The problem:
Do not carry the pictures over; copy every other part of the entries exactly.

Entries:

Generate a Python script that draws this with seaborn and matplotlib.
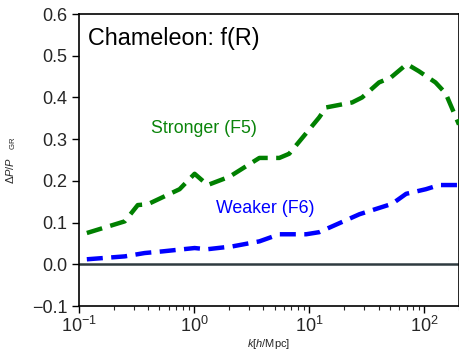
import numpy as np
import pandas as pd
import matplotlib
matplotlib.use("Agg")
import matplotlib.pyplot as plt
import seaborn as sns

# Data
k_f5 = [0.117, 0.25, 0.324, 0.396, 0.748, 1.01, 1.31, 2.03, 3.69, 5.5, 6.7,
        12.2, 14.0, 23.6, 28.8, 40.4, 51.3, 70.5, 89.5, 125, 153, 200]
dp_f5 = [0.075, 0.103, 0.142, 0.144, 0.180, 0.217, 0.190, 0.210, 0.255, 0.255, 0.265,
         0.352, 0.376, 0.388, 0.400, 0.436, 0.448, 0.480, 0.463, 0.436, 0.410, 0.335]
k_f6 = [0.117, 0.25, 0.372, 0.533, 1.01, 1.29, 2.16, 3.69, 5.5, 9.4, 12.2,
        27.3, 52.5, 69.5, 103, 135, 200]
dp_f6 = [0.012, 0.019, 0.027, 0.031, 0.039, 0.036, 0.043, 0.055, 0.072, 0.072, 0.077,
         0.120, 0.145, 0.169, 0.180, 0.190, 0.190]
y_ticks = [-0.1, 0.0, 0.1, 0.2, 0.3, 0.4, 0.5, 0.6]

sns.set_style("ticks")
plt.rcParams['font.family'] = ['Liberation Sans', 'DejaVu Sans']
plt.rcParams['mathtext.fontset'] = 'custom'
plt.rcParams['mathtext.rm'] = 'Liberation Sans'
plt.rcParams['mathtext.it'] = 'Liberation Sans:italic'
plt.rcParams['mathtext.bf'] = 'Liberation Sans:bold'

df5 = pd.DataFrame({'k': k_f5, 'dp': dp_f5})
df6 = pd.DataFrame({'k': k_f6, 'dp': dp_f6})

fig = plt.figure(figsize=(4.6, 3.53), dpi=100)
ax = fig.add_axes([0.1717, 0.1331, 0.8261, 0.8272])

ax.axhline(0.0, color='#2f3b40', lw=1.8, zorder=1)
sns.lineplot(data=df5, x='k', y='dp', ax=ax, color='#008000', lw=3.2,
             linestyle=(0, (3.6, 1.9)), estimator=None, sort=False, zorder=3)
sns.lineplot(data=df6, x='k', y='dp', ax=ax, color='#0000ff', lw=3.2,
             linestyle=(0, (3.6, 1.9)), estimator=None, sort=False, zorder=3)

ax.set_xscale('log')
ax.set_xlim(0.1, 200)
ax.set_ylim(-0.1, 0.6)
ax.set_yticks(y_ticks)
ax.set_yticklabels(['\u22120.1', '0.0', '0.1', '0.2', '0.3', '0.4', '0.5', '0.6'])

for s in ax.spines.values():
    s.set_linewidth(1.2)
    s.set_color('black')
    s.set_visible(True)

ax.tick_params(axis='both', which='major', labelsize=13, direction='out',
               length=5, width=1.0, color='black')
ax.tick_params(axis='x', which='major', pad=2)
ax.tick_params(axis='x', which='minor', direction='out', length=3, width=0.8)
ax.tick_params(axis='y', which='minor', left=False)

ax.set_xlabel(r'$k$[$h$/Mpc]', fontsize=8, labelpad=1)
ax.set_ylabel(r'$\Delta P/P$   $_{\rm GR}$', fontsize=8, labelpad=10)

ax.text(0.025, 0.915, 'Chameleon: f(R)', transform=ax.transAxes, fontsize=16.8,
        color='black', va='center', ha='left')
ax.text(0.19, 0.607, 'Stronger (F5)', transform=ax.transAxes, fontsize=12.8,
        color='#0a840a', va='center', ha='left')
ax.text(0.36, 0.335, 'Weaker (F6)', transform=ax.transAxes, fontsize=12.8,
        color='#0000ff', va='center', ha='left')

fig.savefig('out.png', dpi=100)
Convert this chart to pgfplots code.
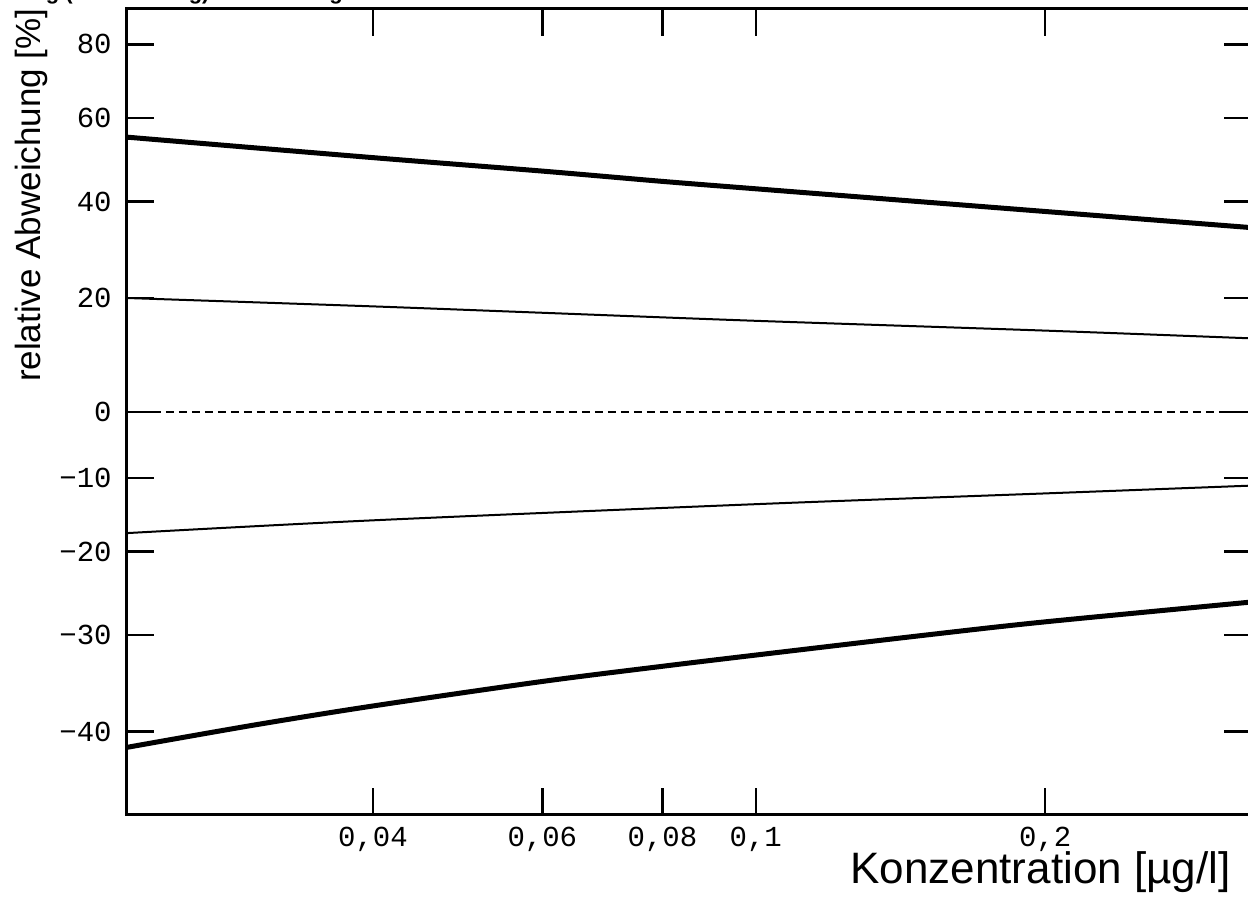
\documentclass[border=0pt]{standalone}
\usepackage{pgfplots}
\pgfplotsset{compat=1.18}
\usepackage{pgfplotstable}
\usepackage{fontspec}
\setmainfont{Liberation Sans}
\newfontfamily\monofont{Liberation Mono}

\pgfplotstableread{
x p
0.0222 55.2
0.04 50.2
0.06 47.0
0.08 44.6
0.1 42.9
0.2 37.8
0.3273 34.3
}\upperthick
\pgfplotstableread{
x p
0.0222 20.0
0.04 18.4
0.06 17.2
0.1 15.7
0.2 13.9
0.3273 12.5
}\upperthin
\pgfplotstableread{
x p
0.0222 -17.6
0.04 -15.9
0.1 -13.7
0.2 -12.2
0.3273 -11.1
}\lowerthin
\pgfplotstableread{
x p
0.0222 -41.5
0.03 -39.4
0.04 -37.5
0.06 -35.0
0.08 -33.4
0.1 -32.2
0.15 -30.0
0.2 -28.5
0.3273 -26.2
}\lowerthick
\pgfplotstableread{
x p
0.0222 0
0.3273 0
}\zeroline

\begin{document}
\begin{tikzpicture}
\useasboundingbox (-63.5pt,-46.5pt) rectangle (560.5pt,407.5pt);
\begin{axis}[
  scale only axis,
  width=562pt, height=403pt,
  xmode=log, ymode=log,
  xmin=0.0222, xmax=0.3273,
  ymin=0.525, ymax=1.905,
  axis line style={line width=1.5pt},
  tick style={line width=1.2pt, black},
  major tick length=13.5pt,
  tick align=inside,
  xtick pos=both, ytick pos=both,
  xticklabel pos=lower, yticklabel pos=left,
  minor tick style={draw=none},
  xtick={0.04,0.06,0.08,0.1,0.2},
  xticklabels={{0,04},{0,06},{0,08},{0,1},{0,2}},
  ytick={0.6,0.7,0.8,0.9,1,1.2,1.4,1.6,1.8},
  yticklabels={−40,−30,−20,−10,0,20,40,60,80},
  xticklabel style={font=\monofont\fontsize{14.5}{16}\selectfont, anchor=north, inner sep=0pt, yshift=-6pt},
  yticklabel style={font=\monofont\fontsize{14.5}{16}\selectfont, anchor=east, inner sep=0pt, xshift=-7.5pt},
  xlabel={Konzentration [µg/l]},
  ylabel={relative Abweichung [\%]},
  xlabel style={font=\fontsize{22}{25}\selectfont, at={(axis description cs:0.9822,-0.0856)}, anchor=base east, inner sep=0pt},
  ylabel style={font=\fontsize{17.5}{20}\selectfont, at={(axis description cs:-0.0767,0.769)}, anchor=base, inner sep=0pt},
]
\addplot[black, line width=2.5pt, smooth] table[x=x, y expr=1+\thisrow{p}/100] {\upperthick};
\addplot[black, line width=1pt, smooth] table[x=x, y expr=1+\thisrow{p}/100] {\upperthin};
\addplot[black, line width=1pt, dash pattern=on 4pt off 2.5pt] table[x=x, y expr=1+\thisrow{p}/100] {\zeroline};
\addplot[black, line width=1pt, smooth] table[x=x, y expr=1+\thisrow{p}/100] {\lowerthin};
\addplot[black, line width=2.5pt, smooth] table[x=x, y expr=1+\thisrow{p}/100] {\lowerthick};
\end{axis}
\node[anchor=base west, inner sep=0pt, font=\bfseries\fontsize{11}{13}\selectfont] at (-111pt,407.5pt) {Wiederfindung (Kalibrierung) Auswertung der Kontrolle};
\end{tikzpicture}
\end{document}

Result of the exercise:
Generate a Python script that draws this with seaborn and matplotlib.
import numpy as np
import pandas as pd
import matplotlib
matplotlib.use("Agg")
import matplotlib.pyplot as plt
import seaborn as sns

# Data
k_f5 = [0.117, 0.25, 0.324, 0.396, 0.748, 1.01, 1.31, 2.03, 3.69, 5.5, 6.7,
        12.2, 14.0, 23.6, 28.8, 40.4, 51.3, 70.5, 89.5, 125, 153, 200]
dp_f5 = [0.075, 0.103, 0.142, 0.144, 0.180, 0.217, 0.190, 0.210, 0.255, 0.255, 0.265,
         0.352, 0.376, 0.388, 0.400, 0.436, 0.448, 0.480, 0.463, 0.436, 0.410, 0.335]
k_f6 = [0.117, 0.25, 0.372, 0.533, 1.01, 1.29, 2.16, 3.69, 5.5, 9.4, 12.2,
        27.3, 52.5, 69.5, 103, 135, 200]
dp_f6 = [0.012, 0.019, 0.027, 0.031, 0.039, 0.036, 0.043, 0.055, 0.072, 0.072, 0.077,
         0.120, 0.145, 0.169, 0.180, 0.190, 0.190]
y_ticks = [-0.1, 0.0, 0.1, 0.2, 0.3, 0.4, 0.5, 0.6]

sns.set_style("ticks")
plt.rcParams['font.family'] = ['Liberation Sans', 'DejaVu Sans']
plt.rcParams['mathtext.fontset'] = 'custom'
plt.rcParams['mathtext.rm'] = 'Liberation Sans'
plt.rcParams['mathtext.it'] = 'Liberation Sans:italic'
plt.rcParams['mathtext.bf'] = 'Liberation Sans:bold'

df5 = pd.DataFrame({'k': k_f5, 'dp': dp_f5})
df6 = pd.DataFrame({'k': k_f6, 'dp': dp_f6})

fig = plt.figure(figsize=(4.6, 3.53), dpi=100)
ax = fig.add_axes([0.1717, 0.1331, 0.8261, 0.8272])

ax.axhline(0.0, color='#2f3b40', lw=1.8, zorder=1)
sns.lineplot(data=df5, x='k', y='dp', ax=ax, color='#008000', lw=3.2,
             linestyle=(0, (3.6, 1.9)), estimator=None, sort=False, zorder=3)
sns.lineplot(data=df6, x='k', y='dp', ax=ax, color='#0000ff', lw=3.2,
             linestyle=(0, (3.6, 1.9)), estimator=None, sort=False, zorder=3)

ax.set_xscale('log')
ax.set_xlim(0.1, 200)
ax.set_ylim(-0.1, 0.6)
ax.set_yticks(y_ticks)
ax.set_yticklabels(['\u22120.1', '0.0', '0.1', '0.2', '0.3', '0.4', '0.5', '0.6'])

for s in ax.spines.values():
    s.set_linewidth(1.2)
    s.set_color('black')
    s.set_visible(True)

ax.tick_params(axis='both', which='major', labelsize=13, direction='out',
               length=5, width=1.0, color='black')
ax.tick_params(axis='x', which='major', pad=2)
ax.tick_params(axis='x', which='minor', direction='out', length=3, width=0.8)
ax.tick_params(axis='y', which='minor', left=False)

ax.set_xlabel(r'$k$[$h$/Mpc]', fontsize=8, labelpad=1)
ax.set_ylabel(r'$\Delta P/P$   $_{\rm GR}$', fontsize=8, labelpad=10)

ax.text(0.025, 0.915, 'Chameleon: f(R)', transform=ax.transAxes, fontsize=16.8,
        color='black', va='center', ha='left')
ax.text(0.19, 0.607, 'Stronger (F5)', transform=ax.transAxes, fontsize=12.8,
        color='#0a840a', va='center', ha='left')
ax.text(0.36, 0.335, 'Weaker (F6)', transform=ax.transAxes, fontsize=12.8,
        color='#0000ff', va='center', ha='left')

fig.savefig('out.png', dpi=100)
Convert this chart to pgfplots code.
\documentclass[border=0pt]{standalone}
\usepackage{pgfplots}
\pgfplotsset{compat=1.18}
\usepackage{pgfplotstable}
\usepackage{fontspec}
\setmainfont{Liberation Sans}
\newfontfamily\monofont{Liberation Mono}

\pgfplotstableread{
x p
0.0222 55.2
0.04 50.2
0.06 47.0
0.08 44.6
0.1 42.9
0.2 37.8
0.3273 34.3
}\upperthick
\pgfplotstableread{
x p
0.0222 20.0
0.04 18.4
0.06 17.2
0.1 15.7
0.2 13.9
0.3273 12.5
}\upperthin
\pgfplotstableread{
x p
0.0222 -17.6
0.04 -15.9
0.1 -13.7
0.2 -12.2
0.3273 -11.1
}\lowerthin
\pgfplotstableread{
x p
0.0222 -41.5
0.03 -39.4
0.04 -37.5
0.06 -35.0
0.08 -33.4
0.1 -32.2
0.15 -30.0
0.2 -28.5
0.3273 -26.2
}\lowerthick
\pgfplotstableread{
x p
0.0222 0
0.3273 0
}\zeroline

\begin{document}
\begin{tikzpicture}
\useasboundingbox (-63.5pt,-46.5pt) rectangle (560.5pt,407.5pt);
\begin{axis}[
  scale only axis,
  width=562pt, height=403pt,
  xmode=log, ymode=log,
  xmin=0.0222, xmax=0.3273,
  ymin=0.525, ymax=1.905,
  axis line style={line width=1.5pt},
  tick style={line width=1.2pt, black},
  major tick length=13.5pt,
  tick align=inside,
  xtick pos=both, ytick pos=both,
  xticklabel pos=lower, yticklabel pos=left,
  minor tick style={draw=none},
  xtick={0.04,0.06,0.08,0.1,0.2},
  xticklabels={{0,04},{0,06},{0,08},{0,1},{0,2}},
  ytick={0.6,0.7,0.8,0.9,1,1.2,1.4,1.6,1.8},
  yticklabels={−40,−30,−20,−10,0,20,40,60,80},
  xticklabel style={font=\monofont\fontsize{14.5}{16}\selectfont, anchor=north, inner sep=0pt, yshift=-6pt},
  yticklabel style={font=\monofont\fontsize{14.5}{16}\selectfont, anchor=east, inner sep=0pt, xshift=-7.5pt},
  xlabel={Konzentration [µg/l]},
  ylabel={relative Abweichung [\%]},
  xlabel style={font=\fontsize{22}{25}\selectfont, at={(axis description cs:0.9822,-0.0856)}, anchor=base east, inner sep=0pt},
  ylabel style={font=\fontsize{17.5}{20}\selectfont, at={(axis description cs:-0.0767,0.769)}, anchor=base, inner sep=0pt},
]
\addplot[black, line width=2.5pt, smooth] table[x=x, y expr=1+\thisrow{p}/100] {\upperthick};
\addplot[black, line width=1pt, smooth] table[x=x, y expr=1+\thisrow{p}/100] {\upperthin};
\addplot[black, line width=1pt, dash pattern=on 4pt off 2.5pt] table[x=x, y expr=1+\thisrow{p}/100] {\zeroline};
\addplot[black, line width=1pt, smooth] table[x=x, y expr=1+\thisrow{p}/100] {\lowerthin};
\addplot[black, line width=2.5pt, smooth] table[x=x, y expr=1+\thisrow{p}/100] {\lowerthick};
\end{axis}
\node[anchor=base west, inner sep=0pt, font=\bfseries\fontsize{11}{13}\selectfont] at (-111pt,407.5pt) {Wiederfindung (Kalibrierung) Auswertung der Kontrolle};
\end{tikzpicture}
\end{document}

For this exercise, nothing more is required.